Envoy, one of the hottest, up-and-coming musical groups in the region, will be among the featured guests in the spotlight for Eugene Jelesnik's annual holiday Salt Lake Philharmonic pops concert on Friday, Nov. 23, at 7 p.m. in the Marriott Hotel grand ballroom.

The philharmonic's year-round program of free public concerts are a tradition going back more than 40 years - and the organizations's roots go back 75 years to 1915 - considerably older than two of the young groups being featured for the first time with the orchestra.Envoy is a hip, young trio specializing in tight harmony. Members of the group are Kary Burns, James Marsden and Danny O'Very, who already have one album in release ("Come Back Home") and are busy working on a second one.

Another new group for pops concert fans will be Miss Margene's Creative Generation, performing a medley of Christmas and holiday songs.

Concertgoers are likely more familiar with Jelesnik's third featured guest - honkytonk pianist Lee Fugal, who gained fame as an entertainer in Disneyland's Golden Horseshoe revue and at Knott's Berry Farm. He's also performed on the Princess "Love Boat" cruises and for Sitmar Cruise Lines.

Longtime Philharmonic favorites, soprano Billie Loukas and pianist Bob Davis, will also be on the program, which includes a variety of light classical and contemporary instrumental and vocal selections.

The philharmonic's program will include Bizet's "Carmen" suite, Johann Strauss' "Wine, Women and Song," an adaptation of Mozart's "In an Eighteenth Century Drawing Room," a few Broadway show tunes.

Steve Hart, general manager of the Marriott, said, "We are pleased to donate our Marriott Hotel facilities for this holiday concert and we're looking forward again to work with Maestro Jelesnik."

Concertgoers should be forewarned that Friday evening is also the same night that the lights are turned on at Temple Square. This annual event, along with Jelesnik's concert, traditionally signal the start of the Christmas holiday season in the city.

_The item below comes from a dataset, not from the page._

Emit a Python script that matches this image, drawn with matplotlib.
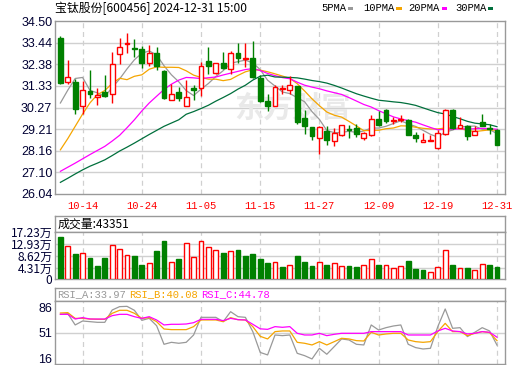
import matplotlib
matplotlib.use('Agg')
import matplotlib.pyplot as plt
from matplotlib.patches import Rectangle
import numpy as np

# ---------------- data ----------------
title_name = '宝钛股份[600456] 2024-12-31 15:00'
date_labels = ['10-14', '10-24', '11-05', '11-15', '11-27', '12-09', '12-19', '12-31']
date_label_idx = [3, 11, 19, 27, 35, 43, 51, 59]
price_tick_labels = ['26.04', '27.10', '28.16', '29.21', '30.27', '31.33', '32.38', '33.44', '34.50']
vol_tick_labels = ['0', '4.31万', '8.62万', '12.93万', '17.23万']
rsi_tick_labels = ['16', '51', '86']
ma_names = ['5PMA', '10PMA', '20PMA', '30PMA']

opens = [33.65, 31.52, 31.51, 30.36, 31.07, 30.76, 31.02, 30.95, 32.87, 33.37,
         33.18, 33.11, 32.43, 32.92, 32.05, 30.66, 31.02, 30.36, 31.21, 31.23,
         32.56, 31.98, 32.47, 32.13, 32.92, 32.64, 32.67, 31.69, 30.58, 30.36,
         31.18, 31.15, 31.31, 29.77, 29.31, 28.78, 29.10, 28.62, 28.94, 29.23,
         29.27, 28.79, 28.91, 29.72, 30.13, 29.63, 29.67, 29.67, 28.91, 28.59,
         28.63, 28.30, 28.99, 30.17, 29.28, 29.35, 28.94, 29.54, 29.27, 29.15]
highs = [33.77, 32.59, 31.64, 31.56, 32.10, 31.20, 31.85, 33.00, 33.65, 33.90,
         33.62, 33.28, 33.33, 33.21, 32.10, 31.44, 31.28, 31.61, 31.36, 32.49,
         33.21, 32.46, 33.00, 33.03, 33.41, 33.44, 33.52, 31.85, 30.95, 31.36,
         31.39, 31.80, 31.34, 30.17, 29.33, 29.36, 29.35, 29.25, 29.42, 29.40,
         29.45, 29.05, 29.89, 30.09, 30.22, 29.82, 29.92, 29.71, 29.07, 29.02,
         28.91, 29.15, 30.22, 30.22, 29.81, 29.40, 29.35, 29.94, 29.48, 29.23]
lows = [31.44, 31.44, 29.94, 29.97, 30.74, 30.40, 30.79, 30.51, 32.38, 32.92,
        32.75, 32.18, 32.29, 32.10, 30.71, 30.62, 30.59, 30.33, 30.62, 30.82,
        31.90, 31.93, 32.13, 31.93, 32.43, 32.26, 31.69, 30.54, 30.10, 30.33,
        30.93, 30.95, 29.48, 28.95, 28.69, 28.01, 28.46, 28.37, 28.90, 28.79,
        28.82, 28.66, 28.87, 29.35, 29.51, 29.48, 29.56, 28.91, 28.58, 28.59,
        28.63, 28.25, 28.91, 29.23, 29.27, 28.66, 28.94, 29.35, 28.99, 28.43]
closes = [31.48, 31.74, 30.20, 31.15, 30.95, 30.90, 30.85, 32.38, 33.24, 33.42,
          33.13, 32.46, 32.92, 32.31, 30.74, 30.92, 30.74, 30.76, 31.12, 32.29,
          32.31, 32.43, 32.21, 32.92, 32.70, 32.67, 31.74, 30.58, 30.33, 31.28,
          31.21, 31.36, 29.56, 29.35, 28.86, 29.31, 28.66, 29.02, 29.39, 29.18,
          28.99, 29.04, 29.72, 29.40, 29.61, 29.66, 29.72, 28.94, 28.79, 28.66,
          28.68, 29.04, 30.17, 29.28, 29.40, 28.86, 29.10, 29.38, 29.20, 28.43]
volumes_wan = [15.6, 12.2, 9.3, 9.6, 7.8, 4.9, 7.8, 12.6, 11.1, 8.9,
               8.5, 5.2, 6.0, 10.4, 14.0, 6.3, 7.4, 13.3, 8.2, 14.0,
               11.8, 10.7, 9.8, 10.4, 10.9, 8.7, 9.4, 7.4, 6.1, 6.3,
               4.5, 5.2, 8.7, 6.5, 5.0, 6.3, 5.2, 6.0, 4.9, 5.0,
               4.5, 5.2, 7.4, 5.2, 5.2, 4.1, 4.9, 6.7, 3.8, 3.4,
               2.7, 4.5, 10.7, 5.2, 4.1, 4.1, 3.4, 5.6, 5.2, 4.3351]
last_volume = 43351

# moving-average values before enough in-window history exists
ma5_head = [30.49, 31.12, 31.69, 31.74]
ma10_head = [28.20, 28.75, 29.35, 29.95, 30.50, 30.90, 31.10, 31.45, 31.70]
ma20_head = [27.15, 27.35, 27.55, 27.76, 27.97, 28.17, 28.37, 28.63, 28.91, 29.28,
             29.67, 30.10, 30.49, 30.82, 31.15, 31.41, 31.61, 31.74, 31.72]
ma30_head = [26.61, 26.81, 27.02, 27.22, 27.40, 27.55, 27.71, 27.92, 28.14, 28.33,
             28.53, 28.74, 28.95, 29.15, 29.35, 29.51, 29.67, 29.94, 30.07, 30.22,
             30.38, 30.58, 30.76, 30.95, 31.17, 31.36, 31.61, 31.80, 31.85]

rsi_a = [76.0, 76.9, 61.5, 66.9, 66.0, 65.1, 65.1, 81.9, 86.5, 86.9,
         81.5, 67.8, 70.5, 60.5, 35.1, 37.8, 36.5, 37.8, 47.8, 71.9,
         71.9, 71.9, 66.0, 79.6, 72.8, 71.9, 52.4, 24.0, 20.6, 47.8,
         46.9, 47.8, 22.8, 19.6, 15.1, 29.6, 21.5, 31.9, 42.4, 41.0,
         35.1, 34.2, 61.5, 54.6, 57.8, 60.1, 61.5, 35.1, 30.6, 28.7,
         29.6, 59.2, 83.3, 56.9, 57.8, 45.6, 51.5, 57.8, 53.3, 33.97]
rsi_b = [77.8, 78.3, 70.5, 70.5, 69.6, 69.2, 69.2, 77.4, 81.5, 81.5,
         77.4, 70.5, 71.5, 66.0, 56.0, 55.1, 55.1, 55.1, 59.2, 68.3,
         68.3, 68.3, 66.0, 71.5, 68.7, 68.3, 59.2, 46.0, 42.4, 52.4,
         53.3, 53.3, 37.8, 36.5, 34.2, 38.7, 34.2, 38.7, 43.3, 42.4,
         40.1, 39.6, 51.5, 47.8, 49.2, 50.1, 50.1, 41.0, 38.7, 37.8,
         38.7, 52.4, 63.7, 52.4, 52.4, 46.9, 50.1, 52.4, 51.0, 40.08]
rsi_c = [76.0, 76.0, 69.6, 71.5, 69.6, 69.6, 69.6, 74.2, 76.0, 76.0,
         72.8, 70.5, 72.8, 68.3, 61.5, 62.4, 62.4, 62.8, 64.6, 69.2,
         69.2, 69.2, 67.4, 70.5, 68.7, 68.3, 62.4, 56.2, 55.5, 59.2,
         58.3, 59.2, 50.1, 47.8, 47.8, 50.1, 46.9, 48.7, 50.1, 50.1,
         50.1, 50.1, 52.4, 52.4, 52.4, 52.4, 52.4, 47.8, 47.8, 47.8,
         47.8, 53.3, 56.9, 53.3, 52.4, 49.2, 50.1, 52.4, 51.5, 44.78]

# ---------------- derived ----------------
n = len(closes)
x = np.arange(n)


def moving_average(head, window):
    out = list(head)
    for i in range(len(head), n):
        out.append(float(np.mean(closes[i - window + 1:i + 1])))
    return out


ma5 = moving_average(ma5_head, 5)
ma10 = moving_average(ma10_head, 10)
ma20 = moving_average(ma20_head, 20)
ma30 = moving_average(ma30_head, 30)

RED = '#ff0000'
GREEN = '#008000'
GRID = '#d0d0d0'
FRAME = '#999999'
MA_COLORS = ['#999999', '#f5a500', '#ff00ff', '#006f3c']
LABEL = '#000033'
CJK = ['Noto Sans CJK SC', 'DejaVu Sans']
MONO = ['Liberation Mono', 'DejaVu Sans Mono']
NUM = ['Liberation Sans', 'DejaVu Sans']

W, H = 520, 365
fig = plt.figure(figsize=(W / 100, H / 100), dpi=100)
fig.patch.set_facecolor('white')


def add_ax(left, top, right, bottom):
    return fig.add_axes([left / W, (H - bottom) / H, (right - left) / W, (bottom - top) / H])


XL, XR = 55, 505
xlim = (-0.73, 60.08)


def style(ax):
    for s in ax.spines.values():
        s.set_color(FRAME)
        s.set_linewidth(1.0)
    ax.set_xlim(*xlim)
    ax.set_xticks([])
    ax.tick_params(axis='y', length=0, pad=2)


def vgrid(ax):
    for i in date_label_idx:
        ax.axvline(i, color=GRID, lw=0.9, ls=(0, (4, 3)), zorder=0)


# ---------------- main price panel ----------------
ax = add_ax(XL, 21, XR, 194)
style(ax)
ax.set_ylim(26.04, 34.50)
pticks = np.linspace(26.04, 34.50, 9)
ax.set_yticks(pticks)
ax.set_yticklabels(price_tick_labels, family=NUM, fontsize=9, color=LABEL)
for v in pticks[1:-1]:
    ax.axhline(v, color=GRID, lw=1.0, zorder=0)
vgrid(ax)
ax.text(0.527, 0.50, '东方财富', transform=ax.transAxes, family=CJK, fontsize=21,
        fontweight='bold', color='#e9e9e9', ha='center', va='center', zorder=0.5)

ma_list = [ma5, ma10, ma20, ma30]
for vals, c in zip(ma_list, MA_COLORS):
    ax.plot(x, vals, color=c, lw=0.9, zorder=2)

bw = 0.63
for i in range(n):
    o, h, l, c = opens[i], highs[i], lows[i], closes[i]
    up = c >= o
    col = RED if up else GREEN
    ax.vlines(i, l, h, color=col, lw=1.0, zorder=3)
    bot = min(o, c)
    ht = max(abs(c - o), 0.025)
    ax.add_patch(Rectangle((i - bw / 2, bot), bw, ht, facecolor='white' if up else GREEN,
                           edgecolor=col, lw=1.0, zorder=4))

# title and legend
fig.text(55 / W, 1 - 8 / H, title_name, family=CJK, fontsize=8.6, color='black', va='center', ha='left')
leg_x = [321.7, 363.3, 408.0, 455.0]
sq_x = [347.7, 396.0, 441.7, 487.7]
for name, lx, sx, c in zip(ma_names, leg_x, sq_x, MA_COLORS):
    fig.text(lx / W, 1 - 8 / H, name, family=MONO, fontsize=7.6, color='black', va='center', ha='left')
    fig.patches.append(Rectangle((sx / W, 1 - 9.5 / H), 5.6 / W, 3.0 / H, transform=fig.transFigure,
                                 facecolor=c, edgecolor='none'))

# date labels
for lab, i in zip(date_labels, date_label_idx):
    px = XL + (i - xlim[0]) / (xlim[1] - xlim[0]) * (XR - XL)
    fig.text(px / W, 1 - 206 / H, lab, family=MONO, fontsize=7.6, color=RED, ha='center', va='center')

# ---------------- volume panel ----------------
axvh = add_ax(XL, 215.7, XR, 232.3)
style(axvh)
axvh.set_yticks([])
axvh.text(0.006, 0.5, '成交量:' + str(last_volume), transform=axvh.transAxes, family=CJK,
          fontsize=8.6, color='black', va='center', ha='left')

axv = add_ax(XL, 232.3, XR, 279.3)
style(axv)
axv.set_ylim(0, 17.23)
vticks = np.linspace(0, 17.23, 5)
axv.set_yticks(vticks)
axv.set_yticklabels(vol_tick_labels, family=CJK, fontsize=8.6, color=LABEL)
for v in vticks[1:-1]:
    axv.axhline(v, color=GRID, lw=1.0, zorder=0)
vgrid(axv)
for i in range(n):
    prev = opens[0] if i == 0 else closes[i - 1]
    up = closes[i] >= prev
    axv.bar(i, volumes_wan[i], width=bw, facecolor='white' if up else GREEN,
            edgecolor=RED if up else GREEN, lw=1.0, zorder=3)

# ---------------- RSI panel ----------------
axrh = add_ax(XL, 288.3, XR, 300.7)
style(axrh)
axrh.set_yticks([])
rsi_names = ['RSI_A', 'RSI_B', 'RSI_C']
rsi_vals = [rsi_a, rsi_b, rsi_c]
rsi_colors = ['#999999', '#f5a500', '#ff00ff']
rsi_tx = [57.5, 129.5, 201.5]
for nm, vals, c, tx in zip(rsi_names, rsi_vals, rsi_colors, rsi_tx):
    fig.text(tx / W, 1 - 294.5 / H, '%s:%.2f' % (nm, vals[-1]), family=MONO, fontsize=7.6,
             color=c, va='center', ha='left')

axr = add_ax(XL, 300.7, XR, 364.3)
style(axr)
axr.set_ylim(7.8, 94.6)
axr.set_yticks([16, 51, 86])
axr.set_yticklabels(rsi_tick_labels, family=NUM, fontsize=9, color=LABEL)
axr.axhline(51, color=GRID, lw=1.0, zorder=0)
vgrid(axr)
for vals, c in zip(rsi_vals, rsi_colors):
    axr.plot(x, vals, color=c, lw=0.9, zorder=2)

fig.savefig('out.png', dpi=100, facecolor='white')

But the two events also lure thousands of people into downtown Salt Lake City, creating a monumental traffic jam - not unlike "New Year's Eve at Times Square Meets the L.A. Freeway System During Rush Hour."

One year it took my wife nearly an hour just to maneuver our car less than three blocks. I was luckier. Since I work downtown, I just walked.

The thing to do is get down town as early in the evening as possible so you're not bucking a 6:30 p.m. traffic jam.

The concert, as usual, is free of charge.